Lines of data
::::::

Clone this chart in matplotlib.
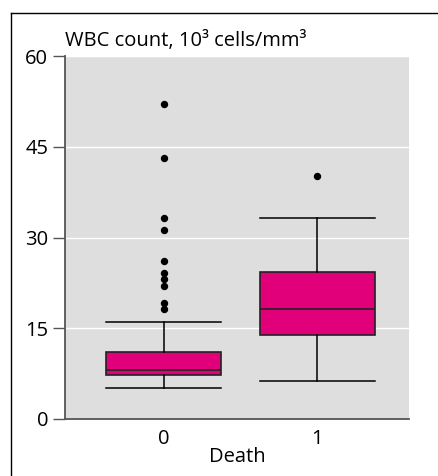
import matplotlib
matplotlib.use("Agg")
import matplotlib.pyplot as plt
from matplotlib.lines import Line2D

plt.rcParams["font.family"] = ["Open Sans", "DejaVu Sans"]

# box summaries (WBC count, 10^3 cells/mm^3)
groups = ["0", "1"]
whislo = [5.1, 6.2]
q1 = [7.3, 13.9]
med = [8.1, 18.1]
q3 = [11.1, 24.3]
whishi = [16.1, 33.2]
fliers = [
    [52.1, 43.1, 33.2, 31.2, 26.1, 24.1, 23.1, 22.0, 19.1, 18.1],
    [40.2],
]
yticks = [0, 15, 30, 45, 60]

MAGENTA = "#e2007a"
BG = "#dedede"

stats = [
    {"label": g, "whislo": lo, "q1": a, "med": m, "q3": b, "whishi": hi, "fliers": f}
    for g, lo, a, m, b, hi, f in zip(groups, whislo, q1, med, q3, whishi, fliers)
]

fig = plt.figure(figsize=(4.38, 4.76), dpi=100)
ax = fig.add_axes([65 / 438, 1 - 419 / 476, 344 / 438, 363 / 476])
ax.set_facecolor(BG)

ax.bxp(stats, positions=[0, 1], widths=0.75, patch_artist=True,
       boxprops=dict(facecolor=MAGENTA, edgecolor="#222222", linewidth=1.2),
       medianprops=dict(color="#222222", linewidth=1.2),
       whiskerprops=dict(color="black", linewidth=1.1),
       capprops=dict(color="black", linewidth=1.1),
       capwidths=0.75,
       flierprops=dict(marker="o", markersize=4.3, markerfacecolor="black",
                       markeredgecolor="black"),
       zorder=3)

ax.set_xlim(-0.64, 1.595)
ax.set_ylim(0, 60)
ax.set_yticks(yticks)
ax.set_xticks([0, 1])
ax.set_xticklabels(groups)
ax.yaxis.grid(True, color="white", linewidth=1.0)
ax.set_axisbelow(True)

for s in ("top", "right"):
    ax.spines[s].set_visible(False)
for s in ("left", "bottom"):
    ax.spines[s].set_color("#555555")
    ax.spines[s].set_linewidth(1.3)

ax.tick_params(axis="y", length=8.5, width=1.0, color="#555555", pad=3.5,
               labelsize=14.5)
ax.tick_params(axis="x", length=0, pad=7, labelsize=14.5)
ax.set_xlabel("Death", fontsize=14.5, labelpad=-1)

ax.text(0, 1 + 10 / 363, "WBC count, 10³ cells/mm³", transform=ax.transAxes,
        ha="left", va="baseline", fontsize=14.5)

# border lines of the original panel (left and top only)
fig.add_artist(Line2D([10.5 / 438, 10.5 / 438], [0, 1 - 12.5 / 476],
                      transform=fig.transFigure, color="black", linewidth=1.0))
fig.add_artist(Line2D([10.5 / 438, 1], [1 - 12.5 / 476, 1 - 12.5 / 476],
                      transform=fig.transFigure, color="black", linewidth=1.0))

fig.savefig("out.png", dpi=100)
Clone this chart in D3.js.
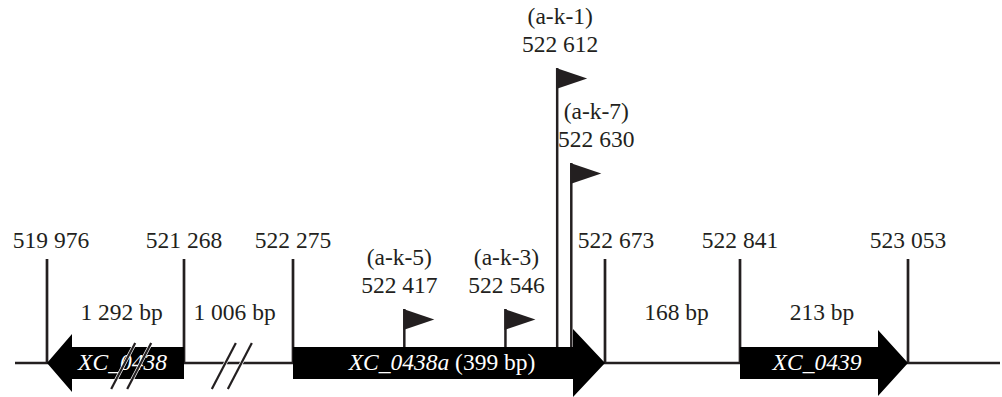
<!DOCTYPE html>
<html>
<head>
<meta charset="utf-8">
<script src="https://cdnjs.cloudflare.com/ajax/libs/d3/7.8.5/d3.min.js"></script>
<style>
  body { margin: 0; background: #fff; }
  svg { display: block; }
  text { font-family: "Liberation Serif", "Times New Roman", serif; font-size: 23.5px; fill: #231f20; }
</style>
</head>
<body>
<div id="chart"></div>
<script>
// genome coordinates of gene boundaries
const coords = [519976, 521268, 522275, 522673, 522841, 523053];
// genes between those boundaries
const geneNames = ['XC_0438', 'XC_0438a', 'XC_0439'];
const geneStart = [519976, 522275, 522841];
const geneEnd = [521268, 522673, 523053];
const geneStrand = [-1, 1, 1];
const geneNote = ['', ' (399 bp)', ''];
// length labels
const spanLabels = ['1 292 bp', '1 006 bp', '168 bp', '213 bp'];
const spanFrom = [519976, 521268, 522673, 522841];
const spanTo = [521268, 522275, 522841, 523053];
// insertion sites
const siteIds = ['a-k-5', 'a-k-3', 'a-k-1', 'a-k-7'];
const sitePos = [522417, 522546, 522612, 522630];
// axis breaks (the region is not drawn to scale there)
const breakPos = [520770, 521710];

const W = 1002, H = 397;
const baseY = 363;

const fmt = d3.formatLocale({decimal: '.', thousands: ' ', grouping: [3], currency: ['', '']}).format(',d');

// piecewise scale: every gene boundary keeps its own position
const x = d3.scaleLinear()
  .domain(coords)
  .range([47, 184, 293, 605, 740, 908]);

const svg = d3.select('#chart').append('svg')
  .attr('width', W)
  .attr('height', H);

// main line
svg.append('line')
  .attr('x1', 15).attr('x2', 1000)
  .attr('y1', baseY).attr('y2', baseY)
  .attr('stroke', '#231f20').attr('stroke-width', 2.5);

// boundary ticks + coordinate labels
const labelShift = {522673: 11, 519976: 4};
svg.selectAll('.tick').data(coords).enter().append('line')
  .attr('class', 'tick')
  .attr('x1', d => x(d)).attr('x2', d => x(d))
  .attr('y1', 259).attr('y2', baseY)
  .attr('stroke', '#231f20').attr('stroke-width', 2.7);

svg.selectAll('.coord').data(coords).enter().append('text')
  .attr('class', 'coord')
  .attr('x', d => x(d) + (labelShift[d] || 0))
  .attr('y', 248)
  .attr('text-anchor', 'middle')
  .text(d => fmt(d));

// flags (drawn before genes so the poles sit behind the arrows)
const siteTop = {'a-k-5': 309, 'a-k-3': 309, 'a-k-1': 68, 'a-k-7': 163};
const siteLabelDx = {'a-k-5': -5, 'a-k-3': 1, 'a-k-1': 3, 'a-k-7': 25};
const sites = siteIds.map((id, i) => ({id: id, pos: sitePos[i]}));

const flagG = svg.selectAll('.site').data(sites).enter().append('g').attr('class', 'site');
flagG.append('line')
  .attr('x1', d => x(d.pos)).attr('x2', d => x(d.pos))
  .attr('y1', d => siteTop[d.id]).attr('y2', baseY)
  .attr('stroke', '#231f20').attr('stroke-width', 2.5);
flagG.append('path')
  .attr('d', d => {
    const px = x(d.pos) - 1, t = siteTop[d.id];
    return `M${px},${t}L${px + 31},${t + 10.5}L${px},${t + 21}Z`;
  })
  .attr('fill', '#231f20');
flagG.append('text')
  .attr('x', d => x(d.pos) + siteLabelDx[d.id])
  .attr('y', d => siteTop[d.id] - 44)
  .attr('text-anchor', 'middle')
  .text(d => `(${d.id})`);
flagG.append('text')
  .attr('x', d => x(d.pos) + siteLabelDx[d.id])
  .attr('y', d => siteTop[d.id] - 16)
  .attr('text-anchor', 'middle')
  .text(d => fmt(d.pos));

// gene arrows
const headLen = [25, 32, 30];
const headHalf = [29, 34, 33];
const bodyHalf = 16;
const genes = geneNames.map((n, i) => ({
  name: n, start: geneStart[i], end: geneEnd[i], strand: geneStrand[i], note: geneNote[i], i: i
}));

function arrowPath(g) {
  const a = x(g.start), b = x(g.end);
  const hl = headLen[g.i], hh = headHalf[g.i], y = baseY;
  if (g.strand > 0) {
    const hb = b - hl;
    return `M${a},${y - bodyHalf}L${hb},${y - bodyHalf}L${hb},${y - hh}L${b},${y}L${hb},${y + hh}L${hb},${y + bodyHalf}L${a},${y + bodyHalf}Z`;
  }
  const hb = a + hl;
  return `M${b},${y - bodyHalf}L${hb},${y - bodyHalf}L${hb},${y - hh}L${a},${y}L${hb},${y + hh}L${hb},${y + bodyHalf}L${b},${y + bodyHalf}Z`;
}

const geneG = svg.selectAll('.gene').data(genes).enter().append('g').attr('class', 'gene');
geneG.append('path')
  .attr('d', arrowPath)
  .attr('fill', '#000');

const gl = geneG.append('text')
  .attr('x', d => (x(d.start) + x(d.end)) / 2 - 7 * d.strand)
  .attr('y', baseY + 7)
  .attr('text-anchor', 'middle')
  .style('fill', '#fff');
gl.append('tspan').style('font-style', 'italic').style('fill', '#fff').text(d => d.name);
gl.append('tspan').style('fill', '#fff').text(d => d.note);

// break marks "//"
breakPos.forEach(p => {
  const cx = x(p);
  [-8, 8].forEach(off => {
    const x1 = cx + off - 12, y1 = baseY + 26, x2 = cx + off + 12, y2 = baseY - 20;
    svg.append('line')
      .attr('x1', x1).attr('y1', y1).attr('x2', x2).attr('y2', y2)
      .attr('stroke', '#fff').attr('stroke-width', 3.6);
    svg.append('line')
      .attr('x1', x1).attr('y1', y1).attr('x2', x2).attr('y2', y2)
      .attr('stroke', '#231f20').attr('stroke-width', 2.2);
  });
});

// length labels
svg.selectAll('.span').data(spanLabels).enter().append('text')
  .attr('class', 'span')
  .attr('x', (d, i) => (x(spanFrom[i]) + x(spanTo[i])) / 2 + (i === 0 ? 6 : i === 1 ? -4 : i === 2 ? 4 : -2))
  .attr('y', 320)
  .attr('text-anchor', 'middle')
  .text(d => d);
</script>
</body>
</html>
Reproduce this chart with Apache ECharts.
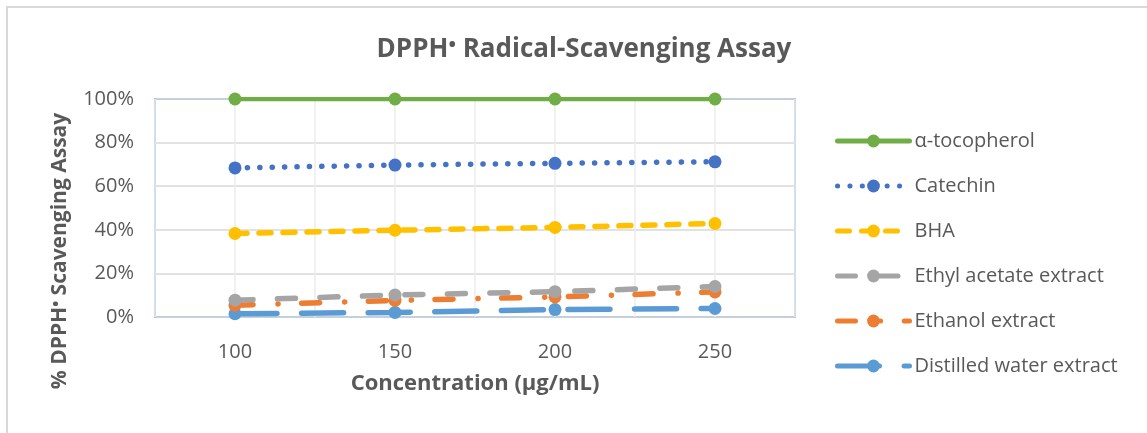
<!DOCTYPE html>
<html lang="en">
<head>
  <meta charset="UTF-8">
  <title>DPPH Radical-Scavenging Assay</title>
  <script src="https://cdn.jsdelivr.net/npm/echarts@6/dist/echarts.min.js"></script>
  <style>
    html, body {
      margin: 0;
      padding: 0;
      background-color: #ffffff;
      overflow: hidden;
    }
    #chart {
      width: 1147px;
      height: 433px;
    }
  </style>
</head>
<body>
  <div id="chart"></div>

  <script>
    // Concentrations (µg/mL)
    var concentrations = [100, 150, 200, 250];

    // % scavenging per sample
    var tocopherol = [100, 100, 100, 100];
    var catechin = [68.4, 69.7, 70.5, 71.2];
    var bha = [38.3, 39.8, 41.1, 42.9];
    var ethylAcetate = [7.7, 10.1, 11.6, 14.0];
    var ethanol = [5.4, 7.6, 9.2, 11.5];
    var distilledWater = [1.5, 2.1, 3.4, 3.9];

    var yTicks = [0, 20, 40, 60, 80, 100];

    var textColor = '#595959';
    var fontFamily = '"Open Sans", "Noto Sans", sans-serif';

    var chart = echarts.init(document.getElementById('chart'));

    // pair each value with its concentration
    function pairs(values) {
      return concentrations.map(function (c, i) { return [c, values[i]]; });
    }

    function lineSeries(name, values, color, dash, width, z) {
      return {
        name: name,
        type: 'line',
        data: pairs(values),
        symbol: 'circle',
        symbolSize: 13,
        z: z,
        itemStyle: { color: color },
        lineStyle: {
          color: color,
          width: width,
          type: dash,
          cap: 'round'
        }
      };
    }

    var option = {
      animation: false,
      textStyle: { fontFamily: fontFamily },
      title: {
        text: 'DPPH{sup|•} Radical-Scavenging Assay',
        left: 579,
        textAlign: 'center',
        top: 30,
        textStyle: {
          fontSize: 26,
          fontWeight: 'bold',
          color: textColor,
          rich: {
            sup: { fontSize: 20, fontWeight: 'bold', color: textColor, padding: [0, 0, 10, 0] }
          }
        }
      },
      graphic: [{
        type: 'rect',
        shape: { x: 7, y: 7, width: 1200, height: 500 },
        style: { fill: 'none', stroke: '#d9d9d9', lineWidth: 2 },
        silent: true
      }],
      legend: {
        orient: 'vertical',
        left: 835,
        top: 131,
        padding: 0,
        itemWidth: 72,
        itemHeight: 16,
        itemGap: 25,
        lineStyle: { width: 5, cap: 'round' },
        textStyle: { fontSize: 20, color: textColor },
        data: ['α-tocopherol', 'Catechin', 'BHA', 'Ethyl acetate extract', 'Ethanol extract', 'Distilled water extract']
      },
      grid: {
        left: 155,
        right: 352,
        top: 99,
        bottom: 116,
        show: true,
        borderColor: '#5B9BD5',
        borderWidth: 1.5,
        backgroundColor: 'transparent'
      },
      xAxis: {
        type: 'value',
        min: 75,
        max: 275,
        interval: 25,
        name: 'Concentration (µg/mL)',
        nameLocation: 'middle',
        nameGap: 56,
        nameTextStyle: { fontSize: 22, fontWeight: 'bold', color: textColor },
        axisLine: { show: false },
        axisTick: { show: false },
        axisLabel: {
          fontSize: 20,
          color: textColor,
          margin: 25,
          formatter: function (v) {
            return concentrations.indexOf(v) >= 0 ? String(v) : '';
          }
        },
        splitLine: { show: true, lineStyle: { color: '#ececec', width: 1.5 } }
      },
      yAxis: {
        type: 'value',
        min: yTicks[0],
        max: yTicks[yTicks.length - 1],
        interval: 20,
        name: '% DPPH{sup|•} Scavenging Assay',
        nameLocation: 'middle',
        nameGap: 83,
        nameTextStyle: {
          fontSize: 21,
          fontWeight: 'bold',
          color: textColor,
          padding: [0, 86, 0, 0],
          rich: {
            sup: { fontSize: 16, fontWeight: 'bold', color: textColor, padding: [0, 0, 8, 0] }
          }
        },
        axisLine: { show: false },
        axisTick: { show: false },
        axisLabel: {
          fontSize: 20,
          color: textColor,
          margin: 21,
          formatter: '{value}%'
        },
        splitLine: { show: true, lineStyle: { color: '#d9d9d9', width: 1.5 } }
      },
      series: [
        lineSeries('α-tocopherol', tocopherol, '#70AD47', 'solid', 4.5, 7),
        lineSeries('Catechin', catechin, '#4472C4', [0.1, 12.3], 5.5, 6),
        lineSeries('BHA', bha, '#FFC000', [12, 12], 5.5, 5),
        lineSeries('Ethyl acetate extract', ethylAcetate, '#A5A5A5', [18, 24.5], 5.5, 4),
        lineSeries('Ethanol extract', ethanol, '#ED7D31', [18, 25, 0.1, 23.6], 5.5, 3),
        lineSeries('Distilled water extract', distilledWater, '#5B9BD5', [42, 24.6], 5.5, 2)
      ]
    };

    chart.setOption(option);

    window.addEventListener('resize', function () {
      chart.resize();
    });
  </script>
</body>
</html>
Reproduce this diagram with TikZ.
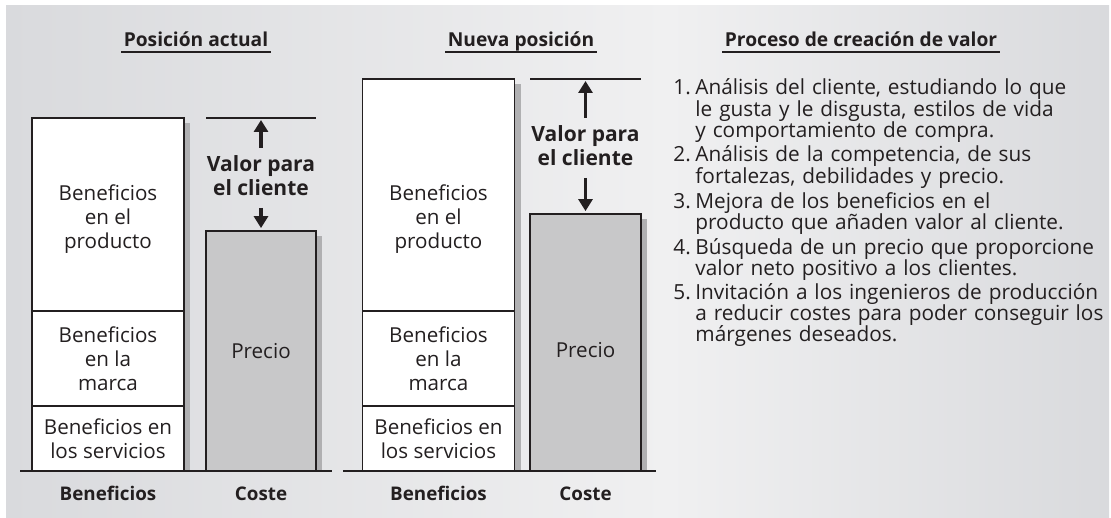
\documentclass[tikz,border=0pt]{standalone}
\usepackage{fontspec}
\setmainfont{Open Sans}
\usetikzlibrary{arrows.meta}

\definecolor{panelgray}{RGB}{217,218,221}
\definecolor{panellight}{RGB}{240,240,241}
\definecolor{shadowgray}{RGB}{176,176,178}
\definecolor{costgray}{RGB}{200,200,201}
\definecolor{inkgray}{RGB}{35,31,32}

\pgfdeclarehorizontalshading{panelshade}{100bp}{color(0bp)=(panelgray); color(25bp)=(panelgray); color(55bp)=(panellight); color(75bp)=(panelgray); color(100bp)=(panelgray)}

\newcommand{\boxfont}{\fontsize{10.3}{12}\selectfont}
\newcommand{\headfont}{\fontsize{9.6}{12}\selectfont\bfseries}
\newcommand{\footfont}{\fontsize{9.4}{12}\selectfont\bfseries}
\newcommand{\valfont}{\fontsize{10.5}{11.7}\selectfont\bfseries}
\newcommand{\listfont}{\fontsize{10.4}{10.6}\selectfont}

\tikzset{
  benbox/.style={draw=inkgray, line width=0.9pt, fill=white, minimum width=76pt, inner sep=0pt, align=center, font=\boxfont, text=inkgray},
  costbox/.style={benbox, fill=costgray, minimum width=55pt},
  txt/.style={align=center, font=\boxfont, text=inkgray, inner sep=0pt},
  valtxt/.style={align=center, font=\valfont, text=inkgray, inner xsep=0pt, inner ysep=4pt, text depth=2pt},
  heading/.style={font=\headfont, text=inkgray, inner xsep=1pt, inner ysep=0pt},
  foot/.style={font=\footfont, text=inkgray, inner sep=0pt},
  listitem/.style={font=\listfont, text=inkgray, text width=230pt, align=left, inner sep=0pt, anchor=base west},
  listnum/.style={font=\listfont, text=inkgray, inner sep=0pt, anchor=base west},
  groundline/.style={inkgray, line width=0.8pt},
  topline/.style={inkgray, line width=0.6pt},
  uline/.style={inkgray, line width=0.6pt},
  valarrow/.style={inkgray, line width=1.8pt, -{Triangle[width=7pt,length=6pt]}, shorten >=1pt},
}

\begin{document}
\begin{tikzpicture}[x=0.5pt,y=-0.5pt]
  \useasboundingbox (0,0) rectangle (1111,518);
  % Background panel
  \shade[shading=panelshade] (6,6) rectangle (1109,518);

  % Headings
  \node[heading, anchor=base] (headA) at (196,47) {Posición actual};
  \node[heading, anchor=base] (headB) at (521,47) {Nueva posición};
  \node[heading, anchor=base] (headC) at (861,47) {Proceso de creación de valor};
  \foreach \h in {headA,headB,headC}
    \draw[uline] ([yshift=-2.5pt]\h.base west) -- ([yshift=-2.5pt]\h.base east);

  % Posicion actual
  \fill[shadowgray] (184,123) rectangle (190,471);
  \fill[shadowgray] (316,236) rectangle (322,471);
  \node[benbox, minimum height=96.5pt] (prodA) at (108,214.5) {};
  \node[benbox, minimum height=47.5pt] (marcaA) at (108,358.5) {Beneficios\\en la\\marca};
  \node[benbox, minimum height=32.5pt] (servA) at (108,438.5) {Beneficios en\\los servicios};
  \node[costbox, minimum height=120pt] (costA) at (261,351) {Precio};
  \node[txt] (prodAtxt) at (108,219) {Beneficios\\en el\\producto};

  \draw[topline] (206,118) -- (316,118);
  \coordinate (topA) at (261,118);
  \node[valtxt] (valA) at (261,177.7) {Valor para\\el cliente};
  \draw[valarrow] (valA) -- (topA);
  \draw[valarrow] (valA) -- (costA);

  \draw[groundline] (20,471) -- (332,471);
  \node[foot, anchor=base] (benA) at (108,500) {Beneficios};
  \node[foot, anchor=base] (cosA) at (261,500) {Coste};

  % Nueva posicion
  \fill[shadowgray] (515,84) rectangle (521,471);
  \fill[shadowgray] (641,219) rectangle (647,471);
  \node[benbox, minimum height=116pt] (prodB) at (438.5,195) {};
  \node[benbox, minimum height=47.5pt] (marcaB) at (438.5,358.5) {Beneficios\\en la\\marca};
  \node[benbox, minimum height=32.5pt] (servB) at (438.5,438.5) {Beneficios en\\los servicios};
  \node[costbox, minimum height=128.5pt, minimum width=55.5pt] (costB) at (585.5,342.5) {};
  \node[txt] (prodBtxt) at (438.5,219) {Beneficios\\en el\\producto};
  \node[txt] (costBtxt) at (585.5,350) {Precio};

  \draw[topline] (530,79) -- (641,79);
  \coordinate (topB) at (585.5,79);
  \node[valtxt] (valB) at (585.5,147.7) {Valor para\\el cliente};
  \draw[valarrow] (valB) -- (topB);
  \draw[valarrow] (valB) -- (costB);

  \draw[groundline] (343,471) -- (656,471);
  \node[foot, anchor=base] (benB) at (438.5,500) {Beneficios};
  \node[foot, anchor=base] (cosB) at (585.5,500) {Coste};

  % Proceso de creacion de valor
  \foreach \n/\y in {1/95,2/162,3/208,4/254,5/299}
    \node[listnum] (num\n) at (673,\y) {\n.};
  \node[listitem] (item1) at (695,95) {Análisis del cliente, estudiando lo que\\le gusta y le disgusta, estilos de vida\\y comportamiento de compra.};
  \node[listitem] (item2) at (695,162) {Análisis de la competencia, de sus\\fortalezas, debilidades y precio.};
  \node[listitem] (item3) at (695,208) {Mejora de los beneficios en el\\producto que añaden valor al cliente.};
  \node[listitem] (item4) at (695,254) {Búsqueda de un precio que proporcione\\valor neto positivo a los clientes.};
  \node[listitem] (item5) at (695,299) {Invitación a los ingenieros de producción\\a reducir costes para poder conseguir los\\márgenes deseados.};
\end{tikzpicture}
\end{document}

::::::

Problem
Among the entries above, take the lines from the one with "Reproduce this chart with Apache ECharts." through the one with "var chart = echarts.init(document.getElementById('chart'));" and retype them exactly, leaving out the pictures.

Answer to this problem
Reproduce this chart with Apache ECharts.
<!DOCTYPE html>
<html lang="en">
<head>
  <meta charset="UTF-8">
  <title>DPPH Radical-Scavenging Assay</title>
  <script src="https://cdn.jsdelivr.net/npm/echarts@6/dist/echarts.min.js"></script>
  <style>
    html, body {
      margin: 0;
      padding: 0;
      background-color: #ffffff;
      overflow: hidden;
    }
    #chart {
      width: 1147px;
      height: 433px;
    }
  </style>
</head>
<body>
  <div id="chart"></div>

  <script>
    // Concentrations (µg/mL)
    var concentrations = [100, 150, 200, 250];

    // % scavenging per sample
    var tocopherol = [100, 100, 100, 100];
    var catechin = [68.4, 69.7, 70.5, 71.2];
    var bha = [38.3, 39.8, 41.1, 42.9];
    var ethylAcetate = [7.7, 10.1, 11.6, 14.0];
    var ethanol = [5.4, 7.6, 9.2, 11.5];
    var distilledWater = [1.5, 2.1, 3.4, 3.9];

    var yTicks = [0, 20, 40, 60, 80, 100];

    var textColor = '#595959';
    var fontFamily = '"Open Sans", "Noto Sans", sans-serif';

    var chart = echarts.init(document.getElementById('chart'));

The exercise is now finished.